Figured I might be able to come up with an interesting way to show that $L^1$ is non reflexive by finding an operator in the dual space that isn't bounded in the unit ball in $L^1$ and using some corollaries of Hahn-Banach. My question is as follows:
Is there some $f \in L^\infty$ such that the operator: $$ g\in L^1 \longmapsto \int f \cdot g $$ does not have a maximum value on the closed ball $\{g \in L^1 \: | \: ||g||_{L^1} \leq 1 \}$?
On
Here is an example on a compact interval, i.e., on $L^1(0,1)$. Define the functional $$ f(g):=\int_0^1 (1-x)g(x)dx. $$ Then it is clear that $\|f\|\le 1$. In addition, for $g_n=n \chi_{0,1/n}$ we have $f(g_n)\to 1$, $\|g_n\|_{L^1}=1$, which proves $\|f\|=1$.

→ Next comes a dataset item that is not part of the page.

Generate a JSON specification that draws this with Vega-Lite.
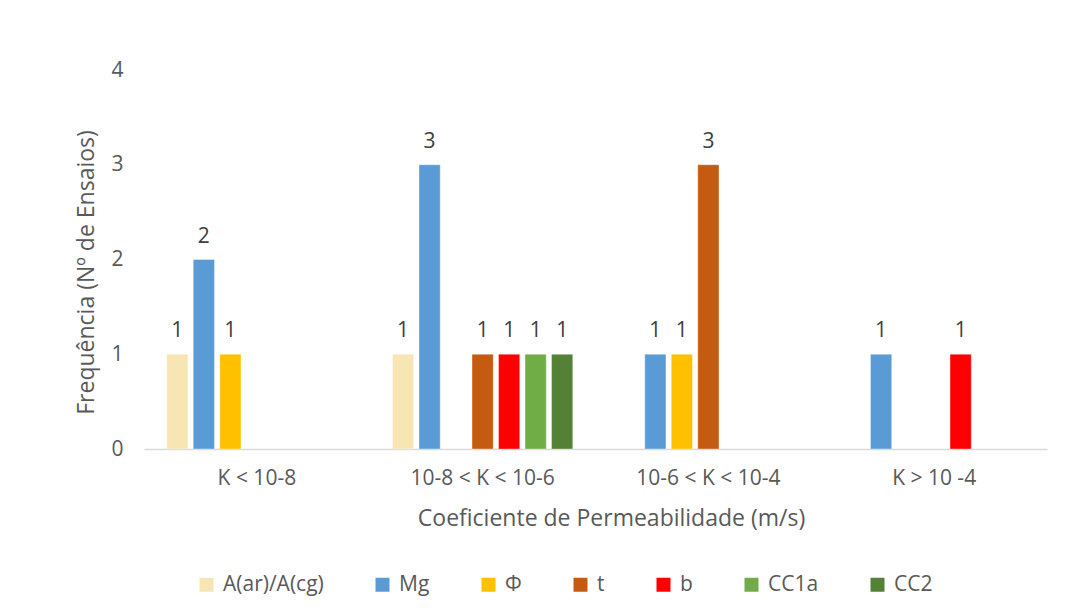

I will prove that for every $g\in L^1(0,1)$ with $\|g\|_{L^1}$ we can construct $\tilde g$ with $\|\tilde g\|_{L^1}=1$ and $f(\tilde g)<f(g)$.
First, if $g$ is negative on a set of positive measure, then $\tilde g=|g|$ does the job.
Second, let $g\ge0$. Then there is $t>0$ such that $\int_t^1 g \ne0$. Define $$ \tilde g(x) = \chi_{(0,t)}(x) (g(x) + t^{-1} \int_t^1 g(s)ds). $$ Then we get $$ f(\tilde g)=\int_0^t (1-x)\left(g(x) + t^{-1} \int_t^1 g(s)ds \right) \ dx\\ = \int_0^t (1-x)g(x) dx + (1-t/2)\int_t^1 g(s)ds \\ > \int_0^t (1-x)g(x) dx + \int_t^1 (1-s) g(s)ds =f(g). $$ Since for $g\in L^1(0,1)$ with $\|g\|_{L^1}=1$ one of the both cases is true it follows that the supremum is not attained.
Actually, the supremum is 'attained' at the Dirac functional $\delta_0$, which is not an integrable function.
On $L^1(\mathbb R)$, you can take $f(x)=1-e^{-|x|}$. Then $$ |Tg|=|\int_{\mathbb R}fg|\leq\|g\|_1. $$ For $g(x)=n\,1_{[n,n+1/n]}$, $$ |Tg|=n\,\int_n^{n+1/n}(1-e^{-x})\,dx\geq1-e^{-n-1/n}. $$ So $\|T\|=1$. But the norm cannot be achieved; this can be easily seen by noticing that, for any $f\geq0$ supported on $[0,\infty)$, $$ Tf<Tf_k\leq \|f_k\|_1=\|f\|_1, $$ where $f_k$ is obtained from $f$ by "moving mass to the right": $f_k=f(x-k)\,1_{[k,\infty)}$.